■ **Information supplied**
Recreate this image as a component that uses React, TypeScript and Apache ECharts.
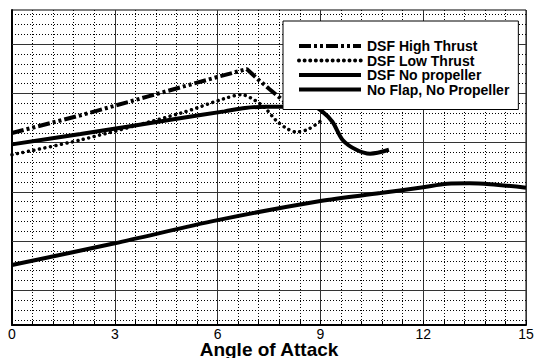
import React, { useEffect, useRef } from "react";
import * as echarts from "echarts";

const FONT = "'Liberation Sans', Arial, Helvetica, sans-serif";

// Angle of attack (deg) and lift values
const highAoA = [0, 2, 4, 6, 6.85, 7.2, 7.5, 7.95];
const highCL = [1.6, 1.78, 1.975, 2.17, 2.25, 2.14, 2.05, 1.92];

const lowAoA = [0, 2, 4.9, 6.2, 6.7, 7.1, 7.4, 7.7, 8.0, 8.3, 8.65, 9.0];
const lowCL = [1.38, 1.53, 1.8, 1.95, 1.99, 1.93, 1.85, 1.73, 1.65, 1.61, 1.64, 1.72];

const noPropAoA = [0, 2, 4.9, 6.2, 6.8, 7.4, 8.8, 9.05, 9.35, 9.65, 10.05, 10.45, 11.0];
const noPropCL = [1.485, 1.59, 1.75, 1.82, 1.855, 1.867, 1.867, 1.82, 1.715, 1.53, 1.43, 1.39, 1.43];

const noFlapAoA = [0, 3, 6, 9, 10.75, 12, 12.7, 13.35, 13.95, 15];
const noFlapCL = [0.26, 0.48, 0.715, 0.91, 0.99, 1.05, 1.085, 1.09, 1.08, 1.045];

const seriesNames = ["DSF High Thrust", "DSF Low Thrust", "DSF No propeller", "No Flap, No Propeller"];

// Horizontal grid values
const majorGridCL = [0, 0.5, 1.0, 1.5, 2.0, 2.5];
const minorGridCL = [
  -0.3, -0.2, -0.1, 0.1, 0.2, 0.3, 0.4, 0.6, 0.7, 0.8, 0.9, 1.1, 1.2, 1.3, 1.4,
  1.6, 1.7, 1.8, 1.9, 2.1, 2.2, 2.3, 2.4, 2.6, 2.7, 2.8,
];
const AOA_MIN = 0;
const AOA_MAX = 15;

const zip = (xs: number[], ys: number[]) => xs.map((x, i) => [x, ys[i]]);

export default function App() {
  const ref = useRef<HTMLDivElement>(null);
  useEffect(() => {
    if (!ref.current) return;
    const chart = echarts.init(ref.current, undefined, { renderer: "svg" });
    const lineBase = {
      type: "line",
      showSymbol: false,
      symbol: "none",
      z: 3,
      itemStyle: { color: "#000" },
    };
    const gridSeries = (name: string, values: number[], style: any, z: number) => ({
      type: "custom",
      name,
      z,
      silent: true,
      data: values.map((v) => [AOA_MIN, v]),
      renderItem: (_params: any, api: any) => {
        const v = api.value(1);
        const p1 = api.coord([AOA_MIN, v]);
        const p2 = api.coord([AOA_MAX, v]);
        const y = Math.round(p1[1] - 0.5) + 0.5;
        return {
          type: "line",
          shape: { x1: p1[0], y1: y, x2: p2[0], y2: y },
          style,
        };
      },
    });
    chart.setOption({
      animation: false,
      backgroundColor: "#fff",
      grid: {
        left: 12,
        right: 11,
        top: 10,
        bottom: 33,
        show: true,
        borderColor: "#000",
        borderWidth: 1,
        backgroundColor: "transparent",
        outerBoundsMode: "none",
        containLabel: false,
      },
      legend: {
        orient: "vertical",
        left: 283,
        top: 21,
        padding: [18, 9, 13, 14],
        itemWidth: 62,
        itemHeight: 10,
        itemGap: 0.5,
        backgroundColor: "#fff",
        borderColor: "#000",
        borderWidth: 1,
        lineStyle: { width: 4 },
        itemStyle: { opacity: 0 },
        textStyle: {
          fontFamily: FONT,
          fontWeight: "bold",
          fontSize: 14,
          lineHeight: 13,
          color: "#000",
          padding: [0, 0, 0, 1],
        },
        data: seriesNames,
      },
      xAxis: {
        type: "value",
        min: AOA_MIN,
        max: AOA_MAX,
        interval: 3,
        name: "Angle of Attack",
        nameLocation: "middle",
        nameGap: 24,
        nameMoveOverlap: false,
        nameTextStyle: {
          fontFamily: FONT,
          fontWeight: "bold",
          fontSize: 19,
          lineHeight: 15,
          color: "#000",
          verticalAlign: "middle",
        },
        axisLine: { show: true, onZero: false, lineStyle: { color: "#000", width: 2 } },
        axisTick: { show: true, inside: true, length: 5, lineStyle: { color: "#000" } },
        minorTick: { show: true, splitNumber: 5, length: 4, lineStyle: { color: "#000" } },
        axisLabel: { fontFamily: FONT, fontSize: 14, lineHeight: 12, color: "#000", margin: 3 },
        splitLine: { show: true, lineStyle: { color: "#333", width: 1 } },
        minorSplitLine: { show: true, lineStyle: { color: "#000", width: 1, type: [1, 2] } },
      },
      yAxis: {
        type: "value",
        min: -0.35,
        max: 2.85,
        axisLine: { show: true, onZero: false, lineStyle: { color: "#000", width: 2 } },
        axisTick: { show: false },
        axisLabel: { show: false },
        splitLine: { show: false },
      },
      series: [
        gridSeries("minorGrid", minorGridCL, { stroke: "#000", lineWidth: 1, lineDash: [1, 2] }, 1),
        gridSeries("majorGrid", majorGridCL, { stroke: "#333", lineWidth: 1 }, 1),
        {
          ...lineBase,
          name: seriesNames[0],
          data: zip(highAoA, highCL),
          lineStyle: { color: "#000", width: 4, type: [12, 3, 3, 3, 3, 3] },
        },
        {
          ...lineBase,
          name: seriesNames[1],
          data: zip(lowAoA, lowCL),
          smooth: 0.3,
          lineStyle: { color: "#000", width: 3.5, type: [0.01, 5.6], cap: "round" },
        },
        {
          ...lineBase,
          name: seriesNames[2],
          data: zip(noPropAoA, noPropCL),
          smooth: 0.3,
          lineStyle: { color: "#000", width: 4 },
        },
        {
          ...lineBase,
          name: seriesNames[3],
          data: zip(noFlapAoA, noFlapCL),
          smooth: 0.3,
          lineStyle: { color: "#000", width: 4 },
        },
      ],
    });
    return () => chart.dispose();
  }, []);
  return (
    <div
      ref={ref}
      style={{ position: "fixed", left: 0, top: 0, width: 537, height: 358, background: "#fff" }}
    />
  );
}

■ **Written request**
Return only the lines running from the top of the data to the line that holds "const zip = (xs: number[], ys: number[])". Include both of those lines, but skip the pictures.

■ **Worked solution**
Recreate this image as a component that uses React, TypeScript and Apache ECharts.
import React, { useEffect, useRef } from "react";
import * as echarts from "echarts";

const FONT = "'Liberation Sans', Arial, Helvetica, sans-serif";

// Angle of attack (deg) and lift values
const highAoA = [0, 2, 4, 6, 6.85, 7.2, 7.5, 7.95];
const highCL = [1.6, 1.78, 1.975, 2.17, 2.25, 2.14, 2.05, 1.92];

const lowAoA = [0, 2, 4.9, 6.2, 6.7, 7.1, 7.4, 7.7, 8.0, 8.3, 8.65, 9.0];
const lowCL = [1.38, 1.53, 1.8, 1.95, 1.99, 1.93, 1.85, 1.73, 1.65, 1.61, 1.64, 1.72];

const noPropAoA = [0, 2, 4.9, 6.2, 6.8, 7.4, 8.8, 9.05, 9.35, 9.65, 10.05, 10.45, 11.0];
const noPropCL = [1.485, 1.59, 1.75, 1.82, 1.855, 1.867, 1.867, 1.82, 1.715, 1.53, 1.43, 1.39, 1.43];

const noFlapAoA = [0, 3, 6, 9, 10.75, 12, 12.7, 13.35, 13.95, 15];
const noFlapCL = [0.26, 0.48, 0.715, 0.91, 0.99, 1.05, 1.085, 1.09, 1.08, 1.045];

const seriesNames = ["DSF High Thrust", "DSF Low Thrust", "DSF No propeller", "No Flap, No Propeller"];

// Horizontal grid values
const majorGridCL = [0, 0.5, 1.0, 1.5, 2.0, 2.5];
const minorGridCL = [
  -0.3, -0.2, -0.1, 0.1, 0.2, 0.3, 0.4, 0.6, 0.7, 0.8, 0.9, 1.1, 1.2, 1.3, 1.4,
  1.6, 1.7, 1.8, 1.9, 2.1, 2.2, 2.3, 2.4, 2.6, 2.7, 2.8,
];
const AOA_MIN = 0;
const AOA_MAX = 15;

const zip = (xs: number[], ys: number[]) => xs.map((x, i) => [x, ys[i]]);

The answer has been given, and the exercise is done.